A core contradiction in the sector is the conflicting individual institutional goals and practices of funders and practitioners and not at the sector level. Funders want to see that their money and resources have been well and appropriately used. NGOs and other grassroots organizations work towards local change and delivering their projects. Those disparate goals create distinct ideas about what constitutes “success” and what constitutes the evidence of any such “success.” The result is that no project in 25 years of SfD has ever “failed.” (Someone please send me a report of an NGO that had a project that failed; even better, one that did and still managed to obtain funding to deliver the lessons learned from those failures and thus providing a more informed and “better” project).
The sector is beginning to recognize that existing evidence of SfD does not demonstrate social change. The current driving principle of monitoring, evaluation, and learning (MEL) is to evaluate the “effectiveness” of development projects through participant “engagement”. This approach meets funders’ goals but does not serve either NGOs’ goals or provide evidence that directly addresses the SDGs. Consequently, three basic challenges exist:
- Financial models of funding do not work towards facilitating actual social change. MEL is a central element of any project, not a drain on resources. Funders’ common stipulations that only a small percentage of any project’s funds can be used for MEL purposes defeats the goals of both practitioner and funder. Restrictive stipulations prevent NGOs and funders from achieving aims targeting change. Such restrictions are detriments if one is actually attempting to meet the NGO aims, funding organizations’ stated aims, and UN SDGs.
- Funders’ concerns outweigh and dominate NGO practices. NGOs achieve targets and goals that will keep that organization viable, and the goals (targets) are set by funding bodies who want to see “efficient” returns on their investments. The current approach of what constitutes evidence only reinforces funders’ concerns about their financial “investment.” The forms of evidence produced strive to show that programs are successfully delivered. Those concerns transfer to NGO practice, shaping and constraining the kinds of evidence NGOs need to produce to satisfy funders. The very terms tell us what is wrong with this structural model.
- Practitioners do not have time to “learn” from their own MEL, much less from across the sector. If NGOs do not have the wherewithal to actually put what they learn from delivering SfD projects into practice, then it is clear that change beyond an individual level is extremely unlikely and if it is does occur, it is by happenstance and not directed effort.
These three challenges must be addressed. Without meeting these challenges, the stated purpose of SfD – social change – will not happen, despite the best efforts of dedicated personnel. Those that deliver their programs do so with the best intentions in the world – the desire to make a difference, to change the world. Especially for those vulnerable, exploited, marginalized, or otherwise disenfranchised, those that deliver projects are changing lives on an individual level basis. The work they do is astounding. The evidence that changing those individual lives leads to social changes and addresses the SDGS is not there yet because MEL principal practices are too narrow in scope and focus.

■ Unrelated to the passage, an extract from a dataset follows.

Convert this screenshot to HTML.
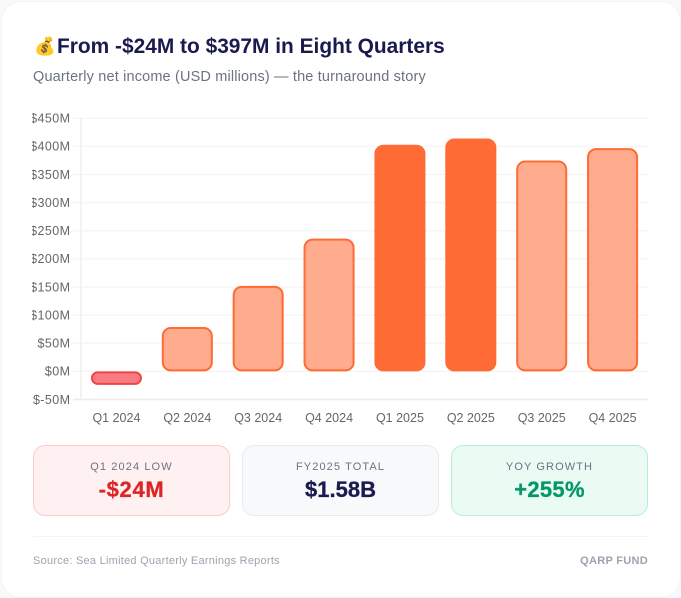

There is a growing awareness of this situation and the beginning of some changes to how knowledge about development happens, with the increasing call for qualitative data. That change is insufficient. New tools for producing MEL are not enough. A change in the questions asked and the orientation of MEL itself is required. MEL, as it is currently practiced, reassures funders that their goals are being met. However, exceedingly little evidence is being produced regarding effective change beyond the immediate scope of program delivery.
Institutional relations and emphases across SfD need to be recalibrated. An emphatic shift in MEL will become evident when time and fiscal commitments for a project allow for a focus on what happens three, six, twelve months and more AFTER program delivery. That focus shifts MEL emphasis from “efficient delivery” and participation rates to how skills and knowledge provided are incorporated into people’s lives. To meet these needs for change across the sector requires more than organizations working together; it requires a change in the nature of the relationships between organizations working within the sector. Changing the focus of MEL requires altering the kinds of relationships policy makers, funders, and NGOs and those changes will begin reshaping and strengthening SfD in the decades to come.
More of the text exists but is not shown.